-- Work required --
Take the line containing "Generate a web", the line containing "const posCensorSurv = [0.75];", and all lines between them, and transcribe them exactly. Leave out pictures.

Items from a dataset
● ● ● ● ● ● ●
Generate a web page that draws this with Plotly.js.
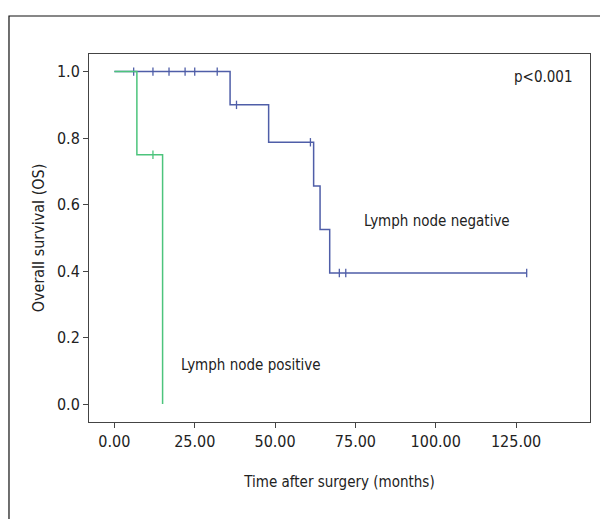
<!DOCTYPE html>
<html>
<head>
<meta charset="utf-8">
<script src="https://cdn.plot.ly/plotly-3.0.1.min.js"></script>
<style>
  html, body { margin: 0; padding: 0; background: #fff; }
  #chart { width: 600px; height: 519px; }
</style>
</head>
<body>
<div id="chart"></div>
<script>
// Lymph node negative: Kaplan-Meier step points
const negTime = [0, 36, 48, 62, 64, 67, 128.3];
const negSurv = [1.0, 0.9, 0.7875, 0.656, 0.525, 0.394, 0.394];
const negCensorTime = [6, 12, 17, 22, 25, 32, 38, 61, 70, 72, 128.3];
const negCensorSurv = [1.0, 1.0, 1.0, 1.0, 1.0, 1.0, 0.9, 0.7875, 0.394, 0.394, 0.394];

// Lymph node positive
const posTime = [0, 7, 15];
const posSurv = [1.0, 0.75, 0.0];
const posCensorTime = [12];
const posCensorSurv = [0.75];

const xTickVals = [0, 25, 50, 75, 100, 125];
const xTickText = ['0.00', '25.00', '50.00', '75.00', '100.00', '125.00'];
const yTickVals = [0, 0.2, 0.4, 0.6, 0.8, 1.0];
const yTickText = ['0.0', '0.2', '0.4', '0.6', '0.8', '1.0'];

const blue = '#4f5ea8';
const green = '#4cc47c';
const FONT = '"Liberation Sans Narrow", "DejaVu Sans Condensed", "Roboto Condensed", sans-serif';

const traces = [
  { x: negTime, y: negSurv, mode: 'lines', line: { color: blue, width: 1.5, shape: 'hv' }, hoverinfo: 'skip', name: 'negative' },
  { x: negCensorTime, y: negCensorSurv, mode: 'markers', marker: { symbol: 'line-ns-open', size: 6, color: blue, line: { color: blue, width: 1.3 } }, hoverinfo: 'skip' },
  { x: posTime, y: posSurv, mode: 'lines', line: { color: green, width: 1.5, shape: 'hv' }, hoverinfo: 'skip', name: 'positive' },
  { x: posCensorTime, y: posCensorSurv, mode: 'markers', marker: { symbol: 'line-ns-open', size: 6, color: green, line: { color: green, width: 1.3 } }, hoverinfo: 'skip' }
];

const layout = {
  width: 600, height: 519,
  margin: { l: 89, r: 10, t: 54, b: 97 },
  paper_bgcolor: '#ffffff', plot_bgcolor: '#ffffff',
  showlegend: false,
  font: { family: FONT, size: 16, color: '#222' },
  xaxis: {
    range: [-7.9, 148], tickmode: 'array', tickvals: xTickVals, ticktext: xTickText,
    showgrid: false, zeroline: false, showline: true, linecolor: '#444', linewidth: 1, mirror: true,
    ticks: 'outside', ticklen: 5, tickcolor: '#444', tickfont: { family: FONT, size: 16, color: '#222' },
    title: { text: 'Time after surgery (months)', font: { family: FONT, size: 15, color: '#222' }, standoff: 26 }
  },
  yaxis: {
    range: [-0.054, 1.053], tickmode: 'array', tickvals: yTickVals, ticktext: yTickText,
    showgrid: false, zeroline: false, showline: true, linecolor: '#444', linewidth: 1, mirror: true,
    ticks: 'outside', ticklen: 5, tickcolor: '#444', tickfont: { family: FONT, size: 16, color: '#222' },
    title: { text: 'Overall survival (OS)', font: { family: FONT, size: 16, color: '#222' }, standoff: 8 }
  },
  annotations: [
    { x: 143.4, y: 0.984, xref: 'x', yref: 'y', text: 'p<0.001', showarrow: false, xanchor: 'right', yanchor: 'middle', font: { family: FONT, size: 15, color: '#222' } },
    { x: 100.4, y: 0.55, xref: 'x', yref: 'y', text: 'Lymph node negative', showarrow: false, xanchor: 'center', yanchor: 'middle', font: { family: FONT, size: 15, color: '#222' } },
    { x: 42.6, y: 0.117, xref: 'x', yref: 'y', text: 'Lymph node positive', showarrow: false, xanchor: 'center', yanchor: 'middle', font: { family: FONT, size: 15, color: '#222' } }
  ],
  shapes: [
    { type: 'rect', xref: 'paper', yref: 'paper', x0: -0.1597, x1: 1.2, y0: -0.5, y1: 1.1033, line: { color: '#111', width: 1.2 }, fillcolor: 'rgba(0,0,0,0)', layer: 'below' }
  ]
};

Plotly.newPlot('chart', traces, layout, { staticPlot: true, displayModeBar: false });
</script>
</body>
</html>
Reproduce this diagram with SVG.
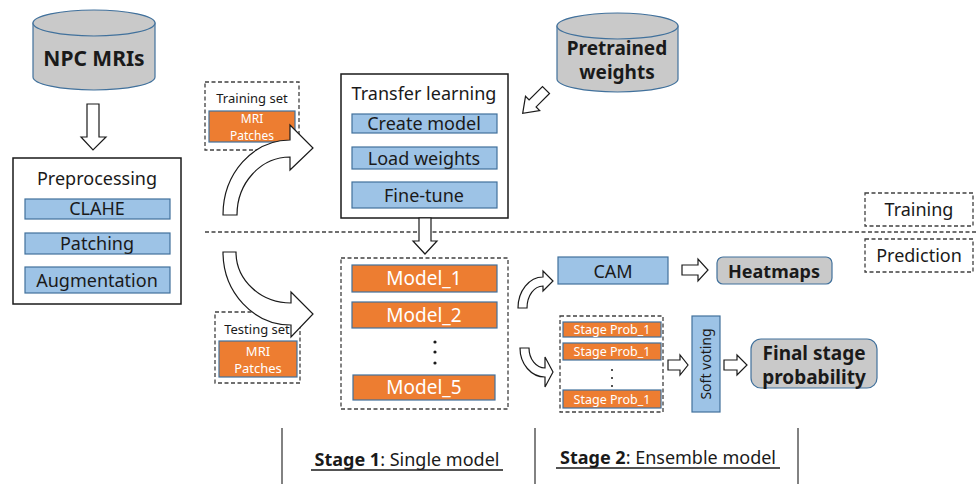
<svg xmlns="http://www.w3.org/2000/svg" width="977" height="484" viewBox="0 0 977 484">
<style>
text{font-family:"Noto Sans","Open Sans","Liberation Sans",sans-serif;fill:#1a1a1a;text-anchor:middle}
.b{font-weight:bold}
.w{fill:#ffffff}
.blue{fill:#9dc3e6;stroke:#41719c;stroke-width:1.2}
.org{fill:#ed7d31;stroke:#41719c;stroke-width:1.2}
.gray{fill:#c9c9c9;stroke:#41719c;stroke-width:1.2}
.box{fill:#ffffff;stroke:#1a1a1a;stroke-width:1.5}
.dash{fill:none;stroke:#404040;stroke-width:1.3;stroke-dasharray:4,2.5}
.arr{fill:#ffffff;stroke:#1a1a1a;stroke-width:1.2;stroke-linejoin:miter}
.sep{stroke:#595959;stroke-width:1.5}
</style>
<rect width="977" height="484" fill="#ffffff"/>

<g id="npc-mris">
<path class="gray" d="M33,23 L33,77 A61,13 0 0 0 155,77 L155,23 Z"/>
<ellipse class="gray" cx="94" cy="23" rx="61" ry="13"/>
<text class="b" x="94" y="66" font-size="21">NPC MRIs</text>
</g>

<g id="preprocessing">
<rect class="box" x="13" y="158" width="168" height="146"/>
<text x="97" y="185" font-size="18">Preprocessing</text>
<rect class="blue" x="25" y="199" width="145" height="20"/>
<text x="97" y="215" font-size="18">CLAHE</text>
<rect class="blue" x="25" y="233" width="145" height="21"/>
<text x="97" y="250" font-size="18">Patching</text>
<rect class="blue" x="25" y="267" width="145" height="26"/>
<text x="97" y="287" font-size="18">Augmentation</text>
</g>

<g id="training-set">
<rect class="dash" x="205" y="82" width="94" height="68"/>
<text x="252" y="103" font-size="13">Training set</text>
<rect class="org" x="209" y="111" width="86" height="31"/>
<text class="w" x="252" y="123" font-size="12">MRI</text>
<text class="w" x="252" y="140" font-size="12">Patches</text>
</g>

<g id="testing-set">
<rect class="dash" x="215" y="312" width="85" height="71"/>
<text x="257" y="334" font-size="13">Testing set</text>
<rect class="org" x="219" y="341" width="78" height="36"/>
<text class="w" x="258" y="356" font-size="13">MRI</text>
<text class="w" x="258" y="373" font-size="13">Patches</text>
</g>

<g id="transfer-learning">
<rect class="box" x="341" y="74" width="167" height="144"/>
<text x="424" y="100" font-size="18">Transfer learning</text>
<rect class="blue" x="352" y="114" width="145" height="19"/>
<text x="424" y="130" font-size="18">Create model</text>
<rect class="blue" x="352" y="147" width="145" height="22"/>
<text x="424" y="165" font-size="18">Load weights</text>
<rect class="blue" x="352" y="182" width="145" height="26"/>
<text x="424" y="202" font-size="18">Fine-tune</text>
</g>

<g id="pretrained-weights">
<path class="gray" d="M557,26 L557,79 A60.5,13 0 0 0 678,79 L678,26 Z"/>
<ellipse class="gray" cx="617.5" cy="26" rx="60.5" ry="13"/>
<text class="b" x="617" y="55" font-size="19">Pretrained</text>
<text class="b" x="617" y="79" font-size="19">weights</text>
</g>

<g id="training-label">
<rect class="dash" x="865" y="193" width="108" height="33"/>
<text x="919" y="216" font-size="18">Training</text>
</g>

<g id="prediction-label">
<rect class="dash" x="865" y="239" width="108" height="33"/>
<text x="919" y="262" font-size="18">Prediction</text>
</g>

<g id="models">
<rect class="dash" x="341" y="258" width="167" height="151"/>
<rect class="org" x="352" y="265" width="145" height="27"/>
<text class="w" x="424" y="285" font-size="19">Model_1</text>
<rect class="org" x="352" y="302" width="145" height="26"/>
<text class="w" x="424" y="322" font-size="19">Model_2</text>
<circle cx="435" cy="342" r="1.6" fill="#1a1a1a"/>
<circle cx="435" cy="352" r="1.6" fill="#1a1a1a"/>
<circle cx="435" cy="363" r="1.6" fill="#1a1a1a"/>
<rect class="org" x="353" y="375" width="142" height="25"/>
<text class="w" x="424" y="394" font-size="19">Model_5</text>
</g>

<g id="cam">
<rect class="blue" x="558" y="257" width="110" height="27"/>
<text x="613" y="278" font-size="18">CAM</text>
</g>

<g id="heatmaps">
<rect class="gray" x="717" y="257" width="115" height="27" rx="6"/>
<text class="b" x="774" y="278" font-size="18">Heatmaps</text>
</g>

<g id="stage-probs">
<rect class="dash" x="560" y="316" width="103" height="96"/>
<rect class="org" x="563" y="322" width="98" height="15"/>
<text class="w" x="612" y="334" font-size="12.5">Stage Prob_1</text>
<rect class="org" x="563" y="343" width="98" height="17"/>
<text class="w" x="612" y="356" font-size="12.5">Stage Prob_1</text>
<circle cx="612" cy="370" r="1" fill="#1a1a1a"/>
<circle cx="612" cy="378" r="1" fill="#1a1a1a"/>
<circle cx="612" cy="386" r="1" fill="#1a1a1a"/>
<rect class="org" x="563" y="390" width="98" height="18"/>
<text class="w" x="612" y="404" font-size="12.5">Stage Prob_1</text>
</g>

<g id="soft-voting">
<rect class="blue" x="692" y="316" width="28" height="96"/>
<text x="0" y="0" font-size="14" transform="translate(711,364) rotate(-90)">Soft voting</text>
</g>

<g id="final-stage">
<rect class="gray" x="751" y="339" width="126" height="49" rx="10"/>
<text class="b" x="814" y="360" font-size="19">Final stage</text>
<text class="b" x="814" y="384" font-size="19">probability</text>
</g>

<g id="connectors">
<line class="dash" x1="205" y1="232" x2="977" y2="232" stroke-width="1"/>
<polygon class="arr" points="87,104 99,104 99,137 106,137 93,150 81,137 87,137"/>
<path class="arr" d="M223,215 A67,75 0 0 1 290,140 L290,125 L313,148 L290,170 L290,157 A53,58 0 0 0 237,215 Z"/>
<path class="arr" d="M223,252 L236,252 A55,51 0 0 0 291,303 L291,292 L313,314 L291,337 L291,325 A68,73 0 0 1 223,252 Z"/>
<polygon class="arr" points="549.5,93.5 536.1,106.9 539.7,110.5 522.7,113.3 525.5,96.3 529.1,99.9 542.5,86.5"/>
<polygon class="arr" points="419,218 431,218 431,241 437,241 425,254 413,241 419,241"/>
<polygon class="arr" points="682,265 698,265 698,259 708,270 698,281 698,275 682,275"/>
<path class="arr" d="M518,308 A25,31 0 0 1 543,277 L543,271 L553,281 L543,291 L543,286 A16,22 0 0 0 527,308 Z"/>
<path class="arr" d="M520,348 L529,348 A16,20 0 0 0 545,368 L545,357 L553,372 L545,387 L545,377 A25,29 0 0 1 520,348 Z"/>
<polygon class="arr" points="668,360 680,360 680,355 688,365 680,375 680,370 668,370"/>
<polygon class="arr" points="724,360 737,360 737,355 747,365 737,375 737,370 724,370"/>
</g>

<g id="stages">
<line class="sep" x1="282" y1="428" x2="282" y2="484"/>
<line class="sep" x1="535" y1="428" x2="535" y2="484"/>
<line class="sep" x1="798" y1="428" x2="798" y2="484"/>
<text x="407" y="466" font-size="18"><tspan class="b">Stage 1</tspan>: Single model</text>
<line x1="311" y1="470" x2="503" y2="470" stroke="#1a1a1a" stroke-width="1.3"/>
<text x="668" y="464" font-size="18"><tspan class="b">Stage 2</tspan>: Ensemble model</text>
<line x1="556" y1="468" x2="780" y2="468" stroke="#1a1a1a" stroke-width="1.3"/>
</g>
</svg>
● ● ● ● ● ● ●
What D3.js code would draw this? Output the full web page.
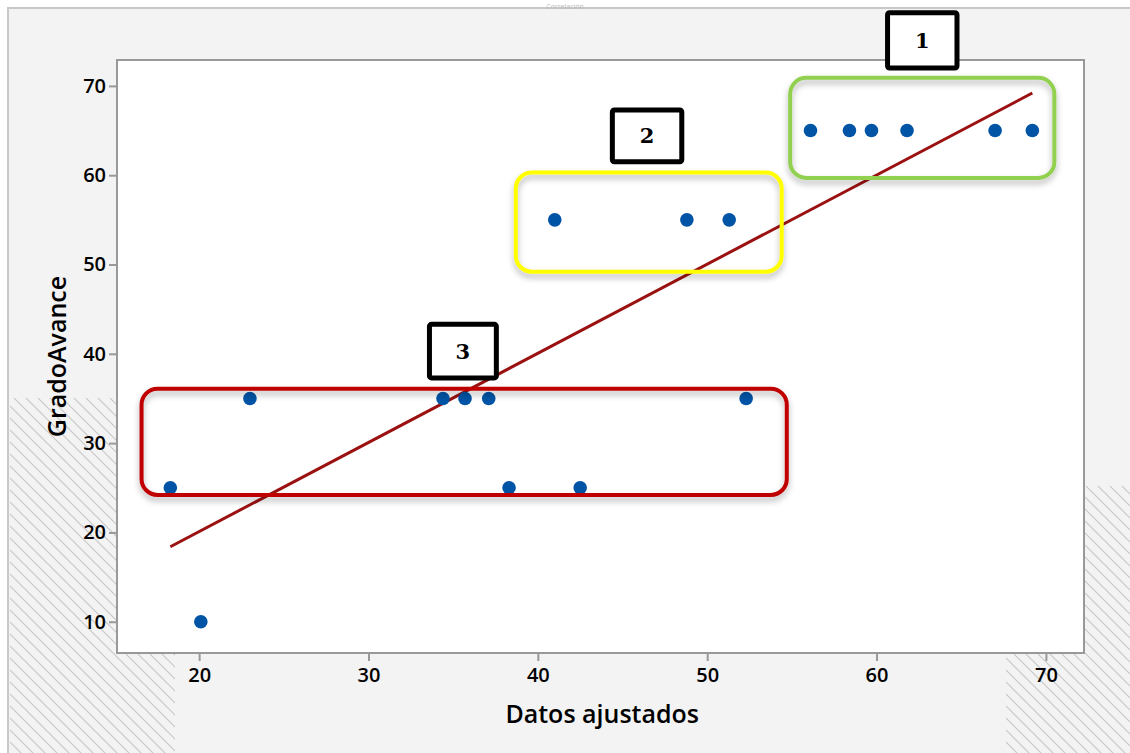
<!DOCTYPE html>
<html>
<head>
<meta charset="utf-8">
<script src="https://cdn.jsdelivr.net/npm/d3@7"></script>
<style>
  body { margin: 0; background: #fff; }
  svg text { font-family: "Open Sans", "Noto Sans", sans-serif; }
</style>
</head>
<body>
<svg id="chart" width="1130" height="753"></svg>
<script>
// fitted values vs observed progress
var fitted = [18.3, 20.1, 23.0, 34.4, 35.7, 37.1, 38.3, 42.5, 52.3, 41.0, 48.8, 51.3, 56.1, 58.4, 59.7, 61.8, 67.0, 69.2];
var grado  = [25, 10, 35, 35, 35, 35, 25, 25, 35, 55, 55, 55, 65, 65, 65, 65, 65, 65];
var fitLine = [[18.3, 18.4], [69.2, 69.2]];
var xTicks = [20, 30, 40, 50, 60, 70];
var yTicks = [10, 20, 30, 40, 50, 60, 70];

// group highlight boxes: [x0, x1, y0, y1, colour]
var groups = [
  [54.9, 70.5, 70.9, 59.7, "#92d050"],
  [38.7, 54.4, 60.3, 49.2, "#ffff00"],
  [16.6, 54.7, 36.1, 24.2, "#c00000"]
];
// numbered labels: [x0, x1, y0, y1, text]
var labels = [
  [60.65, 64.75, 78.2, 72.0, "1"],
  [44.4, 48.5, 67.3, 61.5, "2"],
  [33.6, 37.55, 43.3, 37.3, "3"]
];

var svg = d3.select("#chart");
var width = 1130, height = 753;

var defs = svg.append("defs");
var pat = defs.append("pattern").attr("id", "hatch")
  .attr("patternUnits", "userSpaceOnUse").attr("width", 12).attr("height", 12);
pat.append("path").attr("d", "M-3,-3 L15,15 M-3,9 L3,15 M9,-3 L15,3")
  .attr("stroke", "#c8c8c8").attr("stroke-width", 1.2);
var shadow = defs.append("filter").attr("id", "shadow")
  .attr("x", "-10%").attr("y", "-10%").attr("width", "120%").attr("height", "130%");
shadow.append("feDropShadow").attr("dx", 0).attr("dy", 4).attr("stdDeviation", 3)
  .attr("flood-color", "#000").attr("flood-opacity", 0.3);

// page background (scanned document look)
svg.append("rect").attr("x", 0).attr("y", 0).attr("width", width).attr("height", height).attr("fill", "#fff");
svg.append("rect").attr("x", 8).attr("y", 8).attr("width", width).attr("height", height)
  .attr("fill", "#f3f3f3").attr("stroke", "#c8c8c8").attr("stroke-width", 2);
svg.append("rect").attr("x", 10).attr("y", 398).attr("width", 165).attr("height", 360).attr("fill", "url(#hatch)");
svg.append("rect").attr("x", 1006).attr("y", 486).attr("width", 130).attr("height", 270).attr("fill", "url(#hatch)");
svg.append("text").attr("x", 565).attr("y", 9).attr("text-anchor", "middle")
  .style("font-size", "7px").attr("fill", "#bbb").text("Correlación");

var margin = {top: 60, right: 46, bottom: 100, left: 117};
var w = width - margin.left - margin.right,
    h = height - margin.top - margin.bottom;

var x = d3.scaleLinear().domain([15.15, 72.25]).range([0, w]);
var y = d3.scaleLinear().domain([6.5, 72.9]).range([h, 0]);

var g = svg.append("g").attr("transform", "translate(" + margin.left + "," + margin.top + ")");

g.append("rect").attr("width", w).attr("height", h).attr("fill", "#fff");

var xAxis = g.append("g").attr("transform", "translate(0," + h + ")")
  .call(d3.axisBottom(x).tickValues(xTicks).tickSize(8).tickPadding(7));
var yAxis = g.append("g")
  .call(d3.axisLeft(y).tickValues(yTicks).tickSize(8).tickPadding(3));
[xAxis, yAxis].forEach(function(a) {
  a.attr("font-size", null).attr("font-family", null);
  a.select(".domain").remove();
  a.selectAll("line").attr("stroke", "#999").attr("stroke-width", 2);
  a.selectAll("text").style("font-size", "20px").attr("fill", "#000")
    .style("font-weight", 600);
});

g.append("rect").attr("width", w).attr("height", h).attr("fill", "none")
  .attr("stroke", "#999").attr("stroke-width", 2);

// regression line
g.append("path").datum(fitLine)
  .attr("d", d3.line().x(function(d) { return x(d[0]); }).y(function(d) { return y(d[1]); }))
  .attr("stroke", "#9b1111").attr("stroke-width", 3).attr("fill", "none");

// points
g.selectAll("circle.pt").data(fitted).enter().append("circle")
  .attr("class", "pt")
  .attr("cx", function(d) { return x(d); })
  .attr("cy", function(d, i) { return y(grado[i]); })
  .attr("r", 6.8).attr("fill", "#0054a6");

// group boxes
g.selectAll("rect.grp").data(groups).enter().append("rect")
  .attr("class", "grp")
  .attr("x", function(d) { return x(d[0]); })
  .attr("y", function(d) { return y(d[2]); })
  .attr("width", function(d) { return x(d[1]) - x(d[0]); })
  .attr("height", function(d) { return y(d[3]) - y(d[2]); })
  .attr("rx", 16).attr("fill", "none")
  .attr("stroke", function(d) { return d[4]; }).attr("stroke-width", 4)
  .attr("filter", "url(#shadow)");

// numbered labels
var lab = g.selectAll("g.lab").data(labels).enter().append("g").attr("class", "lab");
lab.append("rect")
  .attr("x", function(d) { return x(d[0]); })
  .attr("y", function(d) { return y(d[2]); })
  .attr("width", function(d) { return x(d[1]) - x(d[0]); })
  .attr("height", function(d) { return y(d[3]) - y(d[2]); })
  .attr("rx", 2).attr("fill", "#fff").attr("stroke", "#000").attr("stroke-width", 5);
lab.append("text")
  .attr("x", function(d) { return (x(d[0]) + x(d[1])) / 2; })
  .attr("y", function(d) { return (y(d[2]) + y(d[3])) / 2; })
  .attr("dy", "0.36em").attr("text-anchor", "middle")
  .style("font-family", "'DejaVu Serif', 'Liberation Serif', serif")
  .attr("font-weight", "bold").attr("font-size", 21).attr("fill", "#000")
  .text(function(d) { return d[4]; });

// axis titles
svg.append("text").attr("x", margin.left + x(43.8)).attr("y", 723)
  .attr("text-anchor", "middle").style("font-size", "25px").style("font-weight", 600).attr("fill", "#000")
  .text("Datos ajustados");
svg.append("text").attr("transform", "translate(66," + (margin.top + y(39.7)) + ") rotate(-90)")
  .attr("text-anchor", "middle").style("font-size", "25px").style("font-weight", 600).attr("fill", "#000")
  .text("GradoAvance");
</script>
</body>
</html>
● ● ● ● ● ● ●
-- Answer to the task --
Generate a web page that draws this with Plotly.js.
<!DOCTYPE html>
<html>
<head>
<meta charset="utf-8">
<script src="https://cdn.plot.ly/plotly-3.0.1.min.js"></script>
<style>
  html, body { margin: 0; padding: 0; background: #fff; }
  #chart { width: 600px; height: 519px; }
</style>
</head>
<body>
<div id="chart"></div>
<script>
// Lymph node negative: Kaplan-Meier step points
const negTime = [0, 36, 48, 62, 64, 67, 128.3];
const negSurv = [1.0, 0.9, 0.7875, 0.656, 0.525, 0.394, 0.394];
const negCensorTime = [6, 12, 17, 22, 25, 32, 38, 61, 70, 72, 128.3];
const negCensorSurv = [1.0, 1.0, 1.0, 1.0, 1.0, 1.0, 0.9, 0.7875, 0.394, 0.394, 0.394];

// Lymph node positive
const posTime = [0, 7, 15];
const posSurv = [1.0, 0.75, 0.0];
const posCensorTime = [12];
const posCensorSurv = [0.75];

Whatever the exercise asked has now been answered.